# start of LISTING
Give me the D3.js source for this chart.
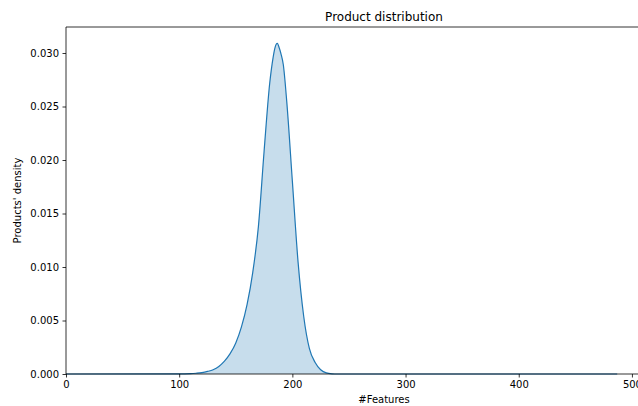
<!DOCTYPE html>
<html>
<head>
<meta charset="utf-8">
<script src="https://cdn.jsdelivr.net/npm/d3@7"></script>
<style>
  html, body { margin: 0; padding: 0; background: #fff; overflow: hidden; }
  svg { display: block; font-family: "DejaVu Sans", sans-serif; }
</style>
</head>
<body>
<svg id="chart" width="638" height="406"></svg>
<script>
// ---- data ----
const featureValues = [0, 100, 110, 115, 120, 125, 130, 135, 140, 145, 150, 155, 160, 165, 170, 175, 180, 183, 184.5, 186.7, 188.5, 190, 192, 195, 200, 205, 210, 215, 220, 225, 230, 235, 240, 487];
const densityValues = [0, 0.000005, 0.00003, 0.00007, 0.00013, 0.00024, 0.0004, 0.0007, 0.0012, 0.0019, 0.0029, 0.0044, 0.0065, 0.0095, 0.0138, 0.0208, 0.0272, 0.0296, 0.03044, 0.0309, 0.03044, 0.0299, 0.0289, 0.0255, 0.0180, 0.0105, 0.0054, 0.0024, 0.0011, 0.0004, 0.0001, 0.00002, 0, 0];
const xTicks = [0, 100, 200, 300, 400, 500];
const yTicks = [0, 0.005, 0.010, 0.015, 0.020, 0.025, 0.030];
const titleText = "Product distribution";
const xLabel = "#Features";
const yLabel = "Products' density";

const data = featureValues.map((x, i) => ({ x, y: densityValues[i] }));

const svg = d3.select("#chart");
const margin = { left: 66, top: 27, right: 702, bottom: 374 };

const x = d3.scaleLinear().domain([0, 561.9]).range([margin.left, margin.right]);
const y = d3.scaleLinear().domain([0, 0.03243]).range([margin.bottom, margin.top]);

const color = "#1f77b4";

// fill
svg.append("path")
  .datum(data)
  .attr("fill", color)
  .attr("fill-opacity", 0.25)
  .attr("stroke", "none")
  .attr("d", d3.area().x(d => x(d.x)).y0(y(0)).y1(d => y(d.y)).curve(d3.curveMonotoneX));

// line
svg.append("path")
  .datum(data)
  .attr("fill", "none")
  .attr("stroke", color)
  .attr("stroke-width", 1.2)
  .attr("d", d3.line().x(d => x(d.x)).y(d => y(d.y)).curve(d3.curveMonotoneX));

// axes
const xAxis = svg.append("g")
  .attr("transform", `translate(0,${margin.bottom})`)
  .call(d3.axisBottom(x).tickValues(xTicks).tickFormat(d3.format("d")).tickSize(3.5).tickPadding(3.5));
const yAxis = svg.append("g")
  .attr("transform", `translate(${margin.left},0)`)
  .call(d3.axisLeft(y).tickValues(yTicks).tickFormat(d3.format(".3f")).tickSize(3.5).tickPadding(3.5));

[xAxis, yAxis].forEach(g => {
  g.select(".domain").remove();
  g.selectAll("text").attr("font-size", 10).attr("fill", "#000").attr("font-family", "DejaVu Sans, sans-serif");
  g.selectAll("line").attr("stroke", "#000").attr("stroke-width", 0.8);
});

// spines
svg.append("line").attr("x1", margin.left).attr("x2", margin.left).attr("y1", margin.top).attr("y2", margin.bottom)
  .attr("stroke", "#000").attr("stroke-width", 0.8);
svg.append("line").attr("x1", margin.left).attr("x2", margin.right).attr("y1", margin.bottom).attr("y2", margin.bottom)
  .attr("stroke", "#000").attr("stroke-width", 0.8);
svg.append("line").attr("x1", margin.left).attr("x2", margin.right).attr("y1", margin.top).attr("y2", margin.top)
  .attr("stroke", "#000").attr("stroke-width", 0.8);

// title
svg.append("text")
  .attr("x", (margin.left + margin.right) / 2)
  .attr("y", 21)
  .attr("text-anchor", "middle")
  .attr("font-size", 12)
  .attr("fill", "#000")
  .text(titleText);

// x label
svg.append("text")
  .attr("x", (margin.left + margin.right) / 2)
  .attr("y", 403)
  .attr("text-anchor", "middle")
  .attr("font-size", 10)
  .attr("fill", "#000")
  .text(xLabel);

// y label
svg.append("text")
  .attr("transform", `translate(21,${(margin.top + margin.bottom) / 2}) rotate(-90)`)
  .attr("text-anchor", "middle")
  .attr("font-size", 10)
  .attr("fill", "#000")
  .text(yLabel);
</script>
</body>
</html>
# end of LISTING
# start of LISTING
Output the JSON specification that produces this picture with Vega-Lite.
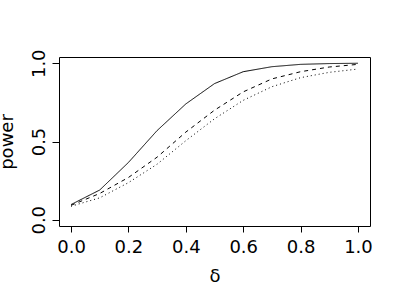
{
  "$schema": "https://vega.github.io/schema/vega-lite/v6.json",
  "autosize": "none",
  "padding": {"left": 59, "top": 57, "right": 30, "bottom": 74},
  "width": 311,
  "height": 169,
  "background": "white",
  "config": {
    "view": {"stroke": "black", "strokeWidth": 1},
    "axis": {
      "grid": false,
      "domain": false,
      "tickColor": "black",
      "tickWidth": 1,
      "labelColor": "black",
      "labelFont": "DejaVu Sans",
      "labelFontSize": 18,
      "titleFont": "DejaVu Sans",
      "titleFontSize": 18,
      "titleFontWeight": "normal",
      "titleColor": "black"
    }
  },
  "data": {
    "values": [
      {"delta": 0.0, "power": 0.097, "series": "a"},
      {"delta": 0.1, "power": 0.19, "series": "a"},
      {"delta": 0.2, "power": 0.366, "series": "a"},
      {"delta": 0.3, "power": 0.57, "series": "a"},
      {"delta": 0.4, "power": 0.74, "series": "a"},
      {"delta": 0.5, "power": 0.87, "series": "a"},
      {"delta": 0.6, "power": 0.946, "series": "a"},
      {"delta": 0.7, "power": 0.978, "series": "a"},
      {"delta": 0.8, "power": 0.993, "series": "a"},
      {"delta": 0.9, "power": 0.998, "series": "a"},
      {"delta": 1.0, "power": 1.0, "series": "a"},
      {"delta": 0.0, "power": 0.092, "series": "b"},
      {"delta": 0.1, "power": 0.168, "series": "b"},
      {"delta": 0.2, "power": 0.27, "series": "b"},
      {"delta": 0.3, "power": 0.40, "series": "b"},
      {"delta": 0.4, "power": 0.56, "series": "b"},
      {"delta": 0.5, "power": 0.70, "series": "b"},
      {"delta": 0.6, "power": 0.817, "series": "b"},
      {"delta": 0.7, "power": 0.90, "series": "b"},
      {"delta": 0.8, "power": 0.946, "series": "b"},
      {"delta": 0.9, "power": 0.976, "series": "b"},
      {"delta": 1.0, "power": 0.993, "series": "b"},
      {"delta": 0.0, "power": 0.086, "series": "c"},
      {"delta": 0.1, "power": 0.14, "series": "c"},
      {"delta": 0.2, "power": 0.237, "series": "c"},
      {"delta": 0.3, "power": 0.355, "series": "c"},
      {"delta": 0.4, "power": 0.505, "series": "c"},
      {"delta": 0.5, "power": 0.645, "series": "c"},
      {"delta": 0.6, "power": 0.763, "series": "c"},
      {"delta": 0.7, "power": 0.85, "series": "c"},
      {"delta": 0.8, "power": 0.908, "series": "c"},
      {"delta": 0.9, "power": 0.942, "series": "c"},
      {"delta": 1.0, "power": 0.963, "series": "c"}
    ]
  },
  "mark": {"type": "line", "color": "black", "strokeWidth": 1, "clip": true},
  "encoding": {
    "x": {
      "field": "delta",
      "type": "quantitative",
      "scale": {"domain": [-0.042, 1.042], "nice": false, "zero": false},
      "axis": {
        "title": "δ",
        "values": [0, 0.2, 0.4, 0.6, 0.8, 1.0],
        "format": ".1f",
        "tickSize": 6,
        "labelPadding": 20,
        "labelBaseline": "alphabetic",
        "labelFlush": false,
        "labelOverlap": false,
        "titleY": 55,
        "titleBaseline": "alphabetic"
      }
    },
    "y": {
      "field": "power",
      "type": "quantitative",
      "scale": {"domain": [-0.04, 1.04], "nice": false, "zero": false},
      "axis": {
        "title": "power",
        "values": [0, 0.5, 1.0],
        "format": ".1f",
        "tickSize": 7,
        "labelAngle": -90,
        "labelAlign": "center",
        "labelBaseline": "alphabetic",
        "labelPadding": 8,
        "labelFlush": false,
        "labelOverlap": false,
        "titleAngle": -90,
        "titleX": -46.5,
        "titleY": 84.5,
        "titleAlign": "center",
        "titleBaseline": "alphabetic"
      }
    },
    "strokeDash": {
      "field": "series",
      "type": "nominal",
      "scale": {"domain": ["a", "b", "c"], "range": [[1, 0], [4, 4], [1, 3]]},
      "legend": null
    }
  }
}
# end of LISTING
• _INSTRUCTION_: Copy every line of the listing that includes the string "chart".

• _RESPONSE_:
Give me the D3.js source for this chart.
<svg id="chart" width="638" height="406"></svg>
const svg = d3.select("#chart");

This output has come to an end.